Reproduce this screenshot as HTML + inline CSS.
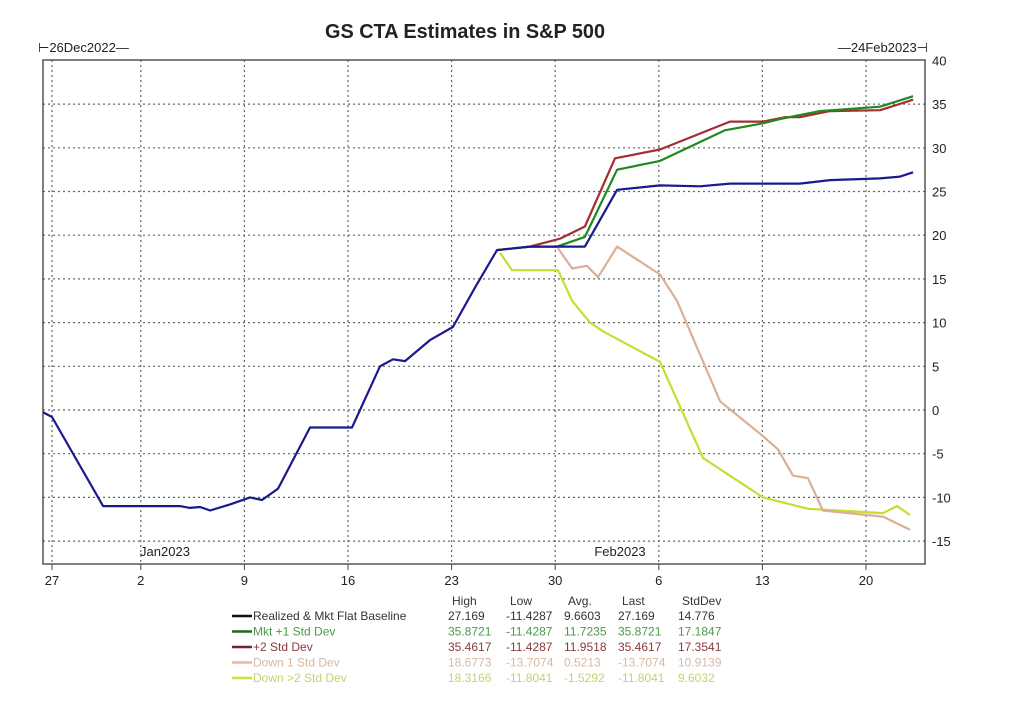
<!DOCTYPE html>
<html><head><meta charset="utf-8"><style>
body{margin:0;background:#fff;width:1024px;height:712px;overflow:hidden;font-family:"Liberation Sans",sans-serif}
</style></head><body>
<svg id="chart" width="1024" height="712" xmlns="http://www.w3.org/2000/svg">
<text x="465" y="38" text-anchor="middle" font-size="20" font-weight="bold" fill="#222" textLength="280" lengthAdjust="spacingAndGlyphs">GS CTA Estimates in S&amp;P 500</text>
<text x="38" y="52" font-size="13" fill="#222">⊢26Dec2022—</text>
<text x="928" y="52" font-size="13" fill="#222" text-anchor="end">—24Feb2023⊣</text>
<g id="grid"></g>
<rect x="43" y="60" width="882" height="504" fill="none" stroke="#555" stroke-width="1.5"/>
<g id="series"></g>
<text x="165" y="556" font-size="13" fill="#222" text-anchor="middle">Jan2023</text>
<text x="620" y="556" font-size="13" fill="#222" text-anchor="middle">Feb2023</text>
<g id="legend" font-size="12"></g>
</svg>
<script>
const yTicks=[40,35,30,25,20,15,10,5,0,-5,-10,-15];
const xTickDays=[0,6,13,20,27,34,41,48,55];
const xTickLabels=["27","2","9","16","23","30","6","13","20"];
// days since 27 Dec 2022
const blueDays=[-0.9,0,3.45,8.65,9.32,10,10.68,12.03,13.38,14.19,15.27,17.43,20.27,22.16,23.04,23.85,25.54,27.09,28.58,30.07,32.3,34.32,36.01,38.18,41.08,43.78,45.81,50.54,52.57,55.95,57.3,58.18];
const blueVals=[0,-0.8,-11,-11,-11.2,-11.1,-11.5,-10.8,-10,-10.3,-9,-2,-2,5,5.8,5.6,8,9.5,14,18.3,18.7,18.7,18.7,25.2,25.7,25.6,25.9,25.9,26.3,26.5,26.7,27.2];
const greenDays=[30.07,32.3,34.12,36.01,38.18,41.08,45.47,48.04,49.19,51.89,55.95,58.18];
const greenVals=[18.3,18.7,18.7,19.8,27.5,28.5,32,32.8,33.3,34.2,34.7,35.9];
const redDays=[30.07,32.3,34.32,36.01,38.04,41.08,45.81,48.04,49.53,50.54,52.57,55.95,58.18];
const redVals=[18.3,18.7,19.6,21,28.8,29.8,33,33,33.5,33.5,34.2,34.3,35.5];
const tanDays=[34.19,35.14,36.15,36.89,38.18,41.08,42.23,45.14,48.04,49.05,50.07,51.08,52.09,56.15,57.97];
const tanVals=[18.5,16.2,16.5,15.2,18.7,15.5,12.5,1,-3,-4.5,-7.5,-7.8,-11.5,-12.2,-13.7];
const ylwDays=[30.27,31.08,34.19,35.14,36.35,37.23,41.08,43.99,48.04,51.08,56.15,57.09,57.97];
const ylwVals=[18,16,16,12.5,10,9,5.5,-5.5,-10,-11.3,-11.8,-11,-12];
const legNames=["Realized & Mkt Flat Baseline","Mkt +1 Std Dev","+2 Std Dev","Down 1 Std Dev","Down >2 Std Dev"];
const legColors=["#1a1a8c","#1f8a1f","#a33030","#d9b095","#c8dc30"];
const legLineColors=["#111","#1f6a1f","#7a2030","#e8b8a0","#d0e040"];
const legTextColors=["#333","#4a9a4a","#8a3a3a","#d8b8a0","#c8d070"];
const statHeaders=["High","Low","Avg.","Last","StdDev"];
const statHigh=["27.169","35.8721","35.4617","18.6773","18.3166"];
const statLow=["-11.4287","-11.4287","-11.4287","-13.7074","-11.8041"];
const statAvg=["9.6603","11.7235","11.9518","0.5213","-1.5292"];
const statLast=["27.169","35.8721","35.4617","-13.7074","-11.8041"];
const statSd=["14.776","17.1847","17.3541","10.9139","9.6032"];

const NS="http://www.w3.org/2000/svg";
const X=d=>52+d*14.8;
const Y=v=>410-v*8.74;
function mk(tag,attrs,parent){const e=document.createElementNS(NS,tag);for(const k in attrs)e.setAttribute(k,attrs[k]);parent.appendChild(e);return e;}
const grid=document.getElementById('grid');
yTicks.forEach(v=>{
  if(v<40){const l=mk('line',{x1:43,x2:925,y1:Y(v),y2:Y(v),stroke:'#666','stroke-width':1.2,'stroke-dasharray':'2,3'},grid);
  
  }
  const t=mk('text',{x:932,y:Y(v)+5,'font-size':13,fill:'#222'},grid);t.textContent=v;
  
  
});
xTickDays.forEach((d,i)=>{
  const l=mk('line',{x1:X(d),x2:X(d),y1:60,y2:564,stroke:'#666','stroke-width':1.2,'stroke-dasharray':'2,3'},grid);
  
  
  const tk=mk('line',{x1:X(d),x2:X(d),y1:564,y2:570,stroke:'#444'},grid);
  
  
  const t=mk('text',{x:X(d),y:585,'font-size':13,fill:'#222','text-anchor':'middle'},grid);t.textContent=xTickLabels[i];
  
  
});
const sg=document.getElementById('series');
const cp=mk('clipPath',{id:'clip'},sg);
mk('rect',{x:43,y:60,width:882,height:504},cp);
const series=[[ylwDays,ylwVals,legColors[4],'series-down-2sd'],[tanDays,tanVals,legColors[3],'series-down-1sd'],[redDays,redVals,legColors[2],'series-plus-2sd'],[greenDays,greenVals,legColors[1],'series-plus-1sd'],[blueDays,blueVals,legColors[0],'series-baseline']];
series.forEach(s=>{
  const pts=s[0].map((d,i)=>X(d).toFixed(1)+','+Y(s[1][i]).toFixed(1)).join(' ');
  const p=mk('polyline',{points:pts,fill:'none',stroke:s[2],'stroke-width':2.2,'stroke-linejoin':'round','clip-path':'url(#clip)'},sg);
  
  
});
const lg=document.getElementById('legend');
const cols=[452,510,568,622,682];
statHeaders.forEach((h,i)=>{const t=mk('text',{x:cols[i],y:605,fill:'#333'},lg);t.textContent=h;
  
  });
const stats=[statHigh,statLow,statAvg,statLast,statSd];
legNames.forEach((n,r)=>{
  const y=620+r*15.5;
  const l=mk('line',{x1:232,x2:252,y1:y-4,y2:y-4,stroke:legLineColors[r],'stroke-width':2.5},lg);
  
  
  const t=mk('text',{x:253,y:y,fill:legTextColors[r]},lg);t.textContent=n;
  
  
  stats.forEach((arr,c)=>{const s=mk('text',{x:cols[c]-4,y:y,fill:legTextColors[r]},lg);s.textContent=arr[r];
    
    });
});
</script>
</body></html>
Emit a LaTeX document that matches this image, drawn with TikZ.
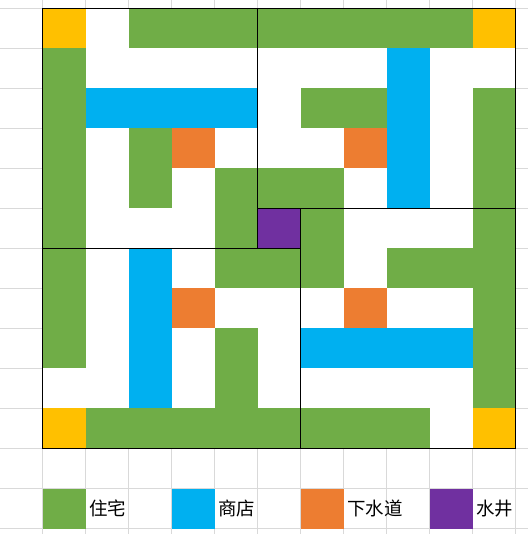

········

Written task
For each line above that contains the word "this", copy that line.

Exercise result
Reproduce this screenshot as HTML + inline CSS.
Emit a LaTeX document that matches this image, drawn with TikZ.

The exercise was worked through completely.